From 1999-2003, Wise was an advisor to the Fisk University Race Relations Institute, in Nashville, and in the early ’90s he was Youth Coordinator and Associate Director of the Louisiana Coalition Against Racism and Nazism: the largest of the many groups organized for the purpose of defeating neo-Nazi political candidate, David Duke.

Wise also appears alongside legendary scholar and activist, Angela Davis, in the 2011 documentary, “Vocabulary of Change.” In this public dialogue between the two activists, Davis and Wise discussed the connections between issues of race, class, gender, sexuality and militarism, as well as inter-generational movement building and the prospects for social change. More recently, he appeared in Chelsea Handler’s Netflix documentary Hello Privilege, It’s Me Chelsea on white privilege and racism in the United States.

Wise appears regularly on CNN and MSNBC to discuss race issues and was featured in a 2007 segment on 20/20. He graduated from Tulane University in 1990 and received antiracism training from the People’s Institute for Survival and Beyond, in New Orleans. He is also the host of the podcast, Speak Out with Tim Wise.

Pages Matam (They/He) is a genderqueer award-winning multi-hyphenate and agent of imagination born and raised in Cameroon, Central Africa, blossomed in the DMV and currently resides in Los Angeles.  They hold over a decade of experience in creative programming, performance art, as well as writing and directing with social justice lens. A pleasure advocate with work centering Black Queer liberation, Immigrant stories and aspects of African Futurism, they are a recipient of the DC Commissions Arts and Humanities Fellowship, a Callaloo Fellow, Internationational Poetry Slam Champion, author of the award-winning full-length collection The Heart of a Comet (Write Bloody, 2014), and Cultural Ambassador for the National Fair Housing Alliance.

Charles President currently serves as Director for the Programs and Compliance Program for Florida & Kentucky with the Office of Fair Housing & Equal Opportunity of the U.S. Department of Housing and Urban Development (HUD), located in the Jacksonville Field Office. The Programs and Compliance Division is responsible for enforcing civil rights compliance of HUD-funded recipients such as states, cities, counties, and public housing authorities. Mr. President belongs to a select group of HUD employees who came to the Department with the distinction of being a public servant in state and local government, as well as the non-profit arena.  Prior to joining HUD in 2008, Mr. President served as a human services planner with the City of Jacksonville, Housing and Neighborhoods Department; as a fair housing specialist with a Fair Housing Assistance Program, Tallahassee, FL; and as a budget analyst with the State of Florida Justice Administrative Commission.  Mr. President also holds a Bachelor of Science in Political Science and a Master of Public Administration from Florida A & M University. 
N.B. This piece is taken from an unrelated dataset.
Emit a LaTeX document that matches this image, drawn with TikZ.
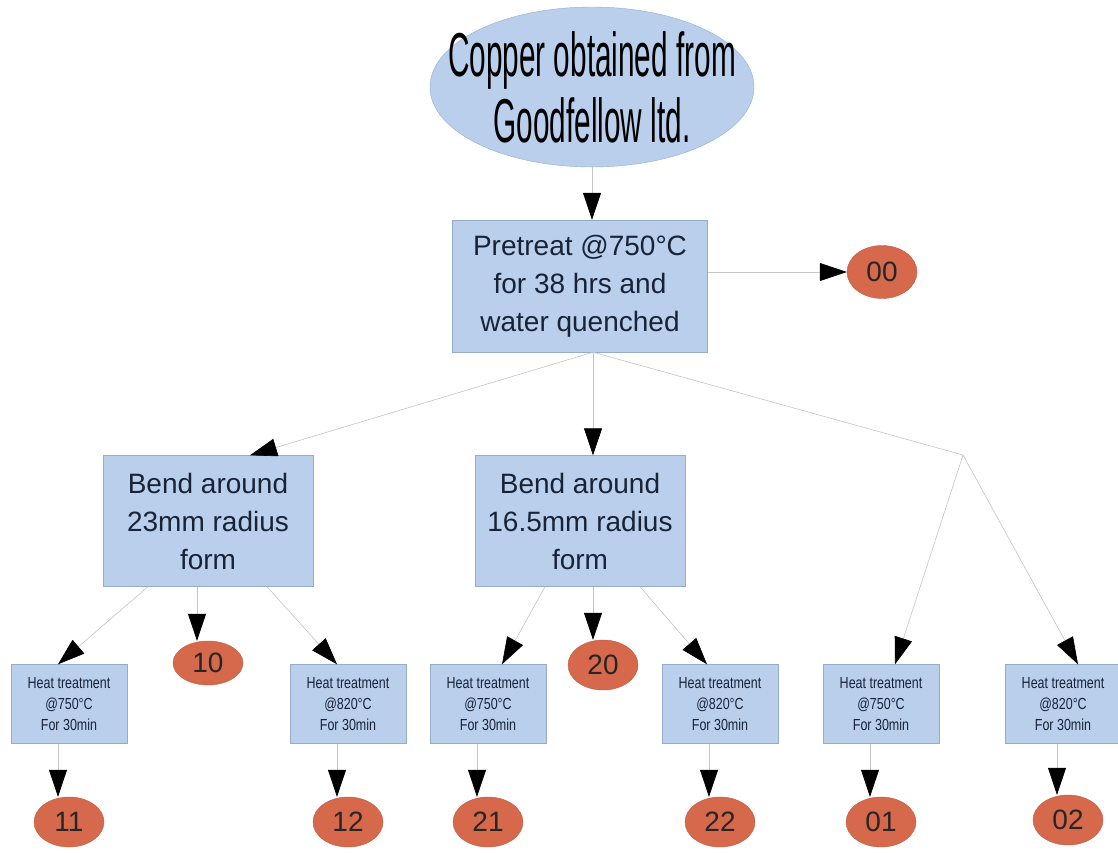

Ayako Marsh Miranda, SRA is the principal consultant for A&B Real Estate Group. Based on over 22 years of experience, Ayako became an accidental advocate and a subject matter expert in appraisal, consulting, training, appraisal bias, diversity, public speaking, and litigation support. Her consulting practice focuses on the three pillars of appraiser diversity, homeowner education and appraisal bias solutions. Ayako is a public speaker in diversity and appraisal bias and clients include Appraisal Institute, Department of Housing and Urban Development, PAVE Interagency Task Force, National Fair Housing Training Academy, Congressional Black Caucus and WUSA9DC. Ayako was recently named a change agent by The New York Times and was featured in NPR, All Things Considered. Ayako recently completed Combating Appraisal Bias Roundtable/Webinars and Learning Pathway: Understand Racial Appraisal Bias located on the HUD Exchange. Ayako is the Past President (2023) of the AIDC Metropolitan Washington DC Chapter. She also served on the Appraisal Institute Teams: McKinley DEI Project, Bias Research-Solutions Project, Ambassador to the AUC Consortium Spelman, Morehouse and Clark Atlanta and AI Representative to The Appraisal Foundation Advisory Committee. Ayako was a subject matter expert on a yearlong investigation on appraisal bias in minority communities for WUSA9DC. Ayako holds a B.A. in economics from Howard University.